* [Problem description]: Find all the lines with "chart" and gather them.

-- begin Data excerpt --

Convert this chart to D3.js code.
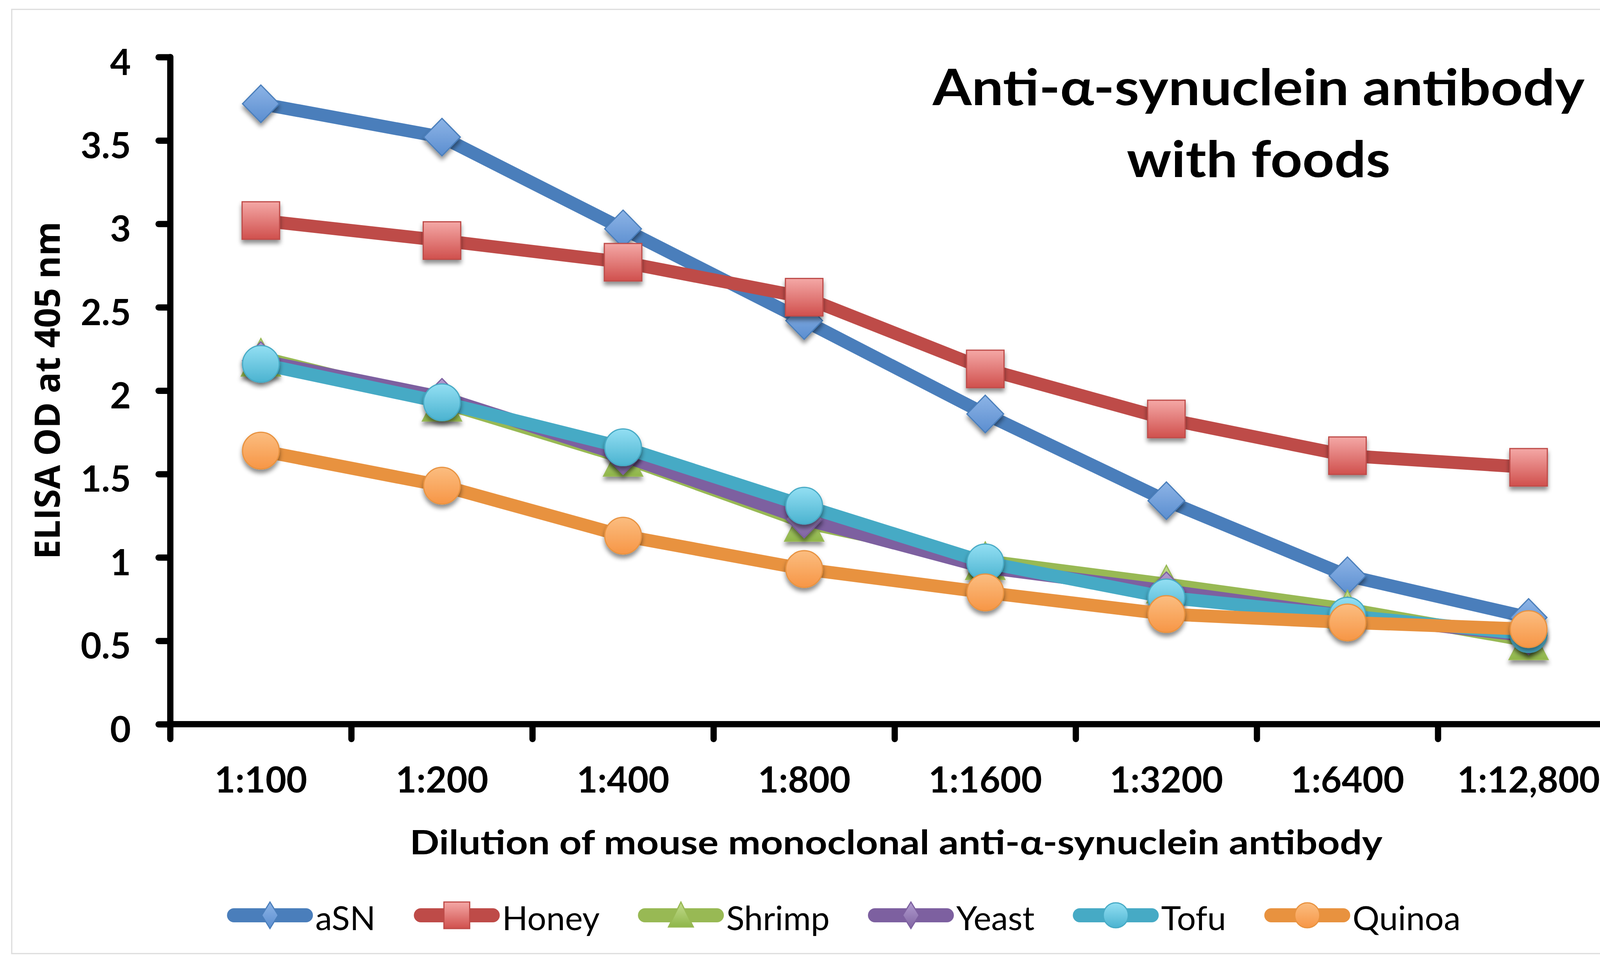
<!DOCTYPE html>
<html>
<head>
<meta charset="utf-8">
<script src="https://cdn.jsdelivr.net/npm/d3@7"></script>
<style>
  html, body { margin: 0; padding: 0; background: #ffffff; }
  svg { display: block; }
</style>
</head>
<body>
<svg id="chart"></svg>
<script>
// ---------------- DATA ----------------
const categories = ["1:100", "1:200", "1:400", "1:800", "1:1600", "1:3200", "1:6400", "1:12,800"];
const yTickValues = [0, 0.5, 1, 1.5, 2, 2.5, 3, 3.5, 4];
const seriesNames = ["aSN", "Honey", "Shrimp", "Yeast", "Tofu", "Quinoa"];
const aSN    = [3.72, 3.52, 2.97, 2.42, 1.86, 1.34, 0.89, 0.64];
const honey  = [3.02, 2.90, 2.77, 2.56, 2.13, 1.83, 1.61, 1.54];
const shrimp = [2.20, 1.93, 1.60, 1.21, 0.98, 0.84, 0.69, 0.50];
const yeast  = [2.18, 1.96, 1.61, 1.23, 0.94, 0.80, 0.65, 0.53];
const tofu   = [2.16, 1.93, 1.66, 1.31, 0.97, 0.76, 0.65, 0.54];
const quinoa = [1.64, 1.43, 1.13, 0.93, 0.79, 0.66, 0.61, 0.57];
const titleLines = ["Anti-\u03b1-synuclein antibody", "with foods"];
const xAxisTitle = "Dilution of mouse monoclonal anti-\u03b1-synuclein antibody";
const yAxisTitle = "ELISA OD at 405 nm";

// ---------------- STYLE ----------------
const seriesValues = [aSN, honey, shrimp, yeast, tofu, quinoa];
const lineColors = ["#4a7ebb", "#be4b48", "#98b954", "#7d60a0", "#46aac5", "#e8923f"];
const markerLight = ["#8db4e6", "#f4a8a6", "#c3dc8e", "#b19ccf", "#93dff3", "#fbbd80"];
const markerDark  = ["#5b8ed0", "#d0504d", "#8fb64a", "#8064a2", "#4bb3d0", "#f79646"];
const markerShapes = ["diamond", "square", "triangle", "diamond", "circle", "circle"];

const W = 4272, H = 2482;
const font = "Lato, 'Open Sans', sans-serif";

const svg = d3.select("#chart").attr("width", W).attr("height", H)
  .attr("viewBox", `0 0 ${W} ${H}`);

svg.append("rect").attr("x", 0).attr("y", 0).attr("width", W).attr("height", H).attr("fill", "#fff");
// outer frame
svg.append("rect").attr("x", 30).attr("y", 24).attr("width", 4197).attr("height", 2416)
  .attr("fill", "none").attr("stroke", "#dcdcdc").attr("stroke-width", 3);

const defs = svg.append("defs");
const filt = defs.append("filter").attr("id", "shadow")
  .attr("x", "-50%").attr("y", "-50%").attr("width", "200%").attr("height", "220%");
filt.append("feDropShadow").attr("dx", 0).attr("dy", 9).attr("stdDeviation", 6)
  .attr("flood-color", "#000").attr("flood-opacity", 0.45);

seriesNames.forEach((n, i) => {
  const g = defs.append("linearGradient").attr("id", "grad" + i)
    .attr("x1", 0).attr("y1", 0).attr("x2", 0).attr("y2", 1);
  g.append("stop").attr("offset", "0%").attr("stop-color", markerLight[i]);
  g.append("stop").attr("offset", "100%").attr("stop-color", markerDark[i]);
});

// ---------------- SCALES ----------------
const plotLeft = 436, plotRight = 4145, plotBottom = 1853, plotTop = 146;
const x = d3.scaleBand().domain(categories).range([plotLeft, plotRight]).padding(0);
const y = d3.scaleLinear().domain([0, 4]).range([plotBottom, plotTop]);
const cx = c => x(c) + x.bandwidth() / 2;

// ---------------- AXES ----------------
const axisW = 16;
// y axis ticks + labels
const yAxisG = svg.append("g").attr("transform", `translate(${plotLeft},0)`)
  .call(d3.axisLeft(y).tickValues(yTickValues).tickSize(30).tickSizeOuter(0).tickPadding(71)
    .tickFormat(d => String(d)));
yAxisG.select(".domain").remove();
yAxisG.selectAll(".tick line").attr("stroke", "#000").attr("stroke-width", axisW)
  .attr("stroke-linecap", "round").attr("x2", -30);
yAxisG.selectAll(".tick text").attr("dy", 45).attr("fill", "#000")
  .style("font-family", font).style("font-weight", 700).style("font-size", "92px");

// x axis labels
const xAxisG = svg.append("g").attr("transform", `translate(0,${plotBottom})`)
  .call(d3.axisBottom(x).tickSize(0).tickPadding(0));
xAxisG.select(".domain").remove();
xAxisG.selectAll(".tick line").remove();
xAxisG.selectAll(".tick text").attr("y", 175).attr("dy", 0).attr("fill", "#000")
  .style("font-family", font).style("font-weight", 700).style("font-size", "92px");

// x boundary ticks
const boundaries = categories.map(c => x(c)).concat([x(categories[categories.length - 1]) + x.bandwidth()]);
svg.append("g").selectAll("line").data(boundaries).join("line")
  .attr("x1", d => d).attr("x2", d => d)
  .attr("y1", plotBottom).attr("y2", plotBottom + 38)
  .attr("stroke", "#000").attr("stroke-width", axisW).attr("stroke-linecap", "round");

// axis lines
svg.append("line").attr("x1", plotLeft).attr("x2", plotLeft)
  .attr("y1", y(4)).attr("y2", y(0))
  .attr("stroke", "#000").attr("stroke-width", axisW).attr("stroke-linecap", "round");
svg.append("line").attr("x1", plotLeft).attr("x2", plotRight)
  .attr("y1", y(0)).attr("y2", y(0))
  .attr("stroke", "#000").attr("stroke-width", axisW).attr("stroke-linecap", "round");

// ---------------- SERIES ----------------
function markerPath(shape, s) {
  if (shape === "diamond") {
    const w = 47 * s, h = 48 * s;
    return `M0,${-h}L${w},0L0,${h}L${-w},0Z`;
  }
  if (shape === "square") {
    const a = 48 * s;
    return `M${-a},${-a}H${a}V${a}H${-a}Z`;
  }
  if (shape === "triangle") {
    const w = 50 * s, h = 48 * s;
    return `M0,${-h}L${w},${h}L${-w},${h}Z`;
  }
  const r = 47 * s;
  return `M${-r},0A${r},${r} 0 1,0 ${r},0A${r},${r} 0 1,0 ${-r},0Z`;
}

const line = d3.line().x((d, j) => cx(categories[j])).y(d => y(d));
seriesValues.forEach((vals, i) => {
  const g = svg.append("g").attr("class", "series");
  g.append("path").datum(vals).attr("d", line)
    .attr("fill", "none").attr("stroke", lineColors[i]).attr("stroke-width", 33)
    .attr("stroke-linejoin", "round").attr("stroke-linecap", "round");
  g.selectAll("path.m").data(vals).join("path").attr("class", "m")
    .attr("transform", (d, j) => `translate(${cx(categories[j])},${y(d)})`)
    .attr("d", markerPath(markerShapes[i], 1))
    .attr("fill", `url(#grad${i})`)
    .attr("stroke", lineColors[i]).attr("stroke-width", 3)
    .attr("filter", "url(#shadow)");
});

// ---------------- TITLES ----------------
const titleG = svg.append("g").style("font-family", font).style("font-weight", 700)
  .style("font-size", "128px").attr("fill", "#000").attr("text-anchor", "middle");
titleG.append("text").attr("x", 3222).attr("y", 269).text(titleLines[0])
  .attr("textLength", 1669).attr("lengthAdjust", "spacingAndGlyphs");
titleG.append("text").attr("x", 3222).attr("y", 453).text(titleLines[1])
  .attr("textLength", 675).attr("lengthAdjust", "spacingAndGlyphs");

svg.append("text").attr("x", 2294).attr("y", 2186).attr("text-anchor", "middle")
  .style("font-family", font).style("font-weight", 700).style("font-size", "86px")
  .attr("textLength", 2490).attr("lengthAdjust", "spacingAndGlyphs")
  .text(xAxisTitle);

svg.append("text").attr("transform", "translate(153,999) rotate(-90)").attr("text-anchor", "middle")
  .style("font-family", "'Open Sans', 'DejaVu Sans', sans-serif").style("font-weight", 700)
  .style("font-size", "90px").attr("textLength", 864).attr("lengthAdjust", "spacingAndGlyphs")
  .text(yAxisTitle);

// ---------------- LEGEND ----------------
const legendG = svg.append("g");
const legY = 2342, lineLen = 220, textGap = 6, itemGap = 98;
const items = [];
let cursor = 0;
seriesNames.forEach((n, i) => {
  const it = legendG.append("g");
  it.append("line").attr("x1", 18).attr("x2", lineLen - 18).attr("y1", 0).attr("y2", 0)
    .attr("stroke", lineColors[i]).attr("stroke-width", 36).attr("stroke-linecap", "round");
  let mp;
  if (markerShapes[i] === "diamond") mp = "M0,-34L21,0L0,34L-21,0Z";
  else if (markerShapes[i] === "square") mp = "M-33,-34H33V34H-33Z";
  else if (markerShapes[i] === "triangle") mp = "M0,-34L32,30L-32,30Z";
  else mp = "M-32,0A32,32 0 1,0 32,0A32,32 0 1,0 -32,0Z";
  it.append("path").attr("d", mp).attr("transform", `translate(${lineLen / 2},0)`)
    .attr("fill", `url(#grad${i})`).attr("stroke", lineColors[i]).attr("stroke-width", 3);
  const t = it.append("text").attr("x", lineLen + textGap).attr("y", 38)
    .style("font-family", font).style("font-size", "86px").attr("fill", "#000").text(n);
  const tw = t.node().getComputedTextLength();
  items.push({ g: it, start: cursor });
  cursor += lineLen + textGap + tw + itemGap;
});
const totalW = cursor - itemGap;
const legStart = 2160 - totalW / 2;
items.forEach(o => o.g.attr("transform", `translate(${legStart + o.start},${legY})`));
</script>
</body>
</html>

-- end Data excerpt --

* [Written answer]:
Convert this chart to D3.js code.
<svg id="chart"></svg>
const svg = d3.select("#chart").attr("width", W).attr("height", H)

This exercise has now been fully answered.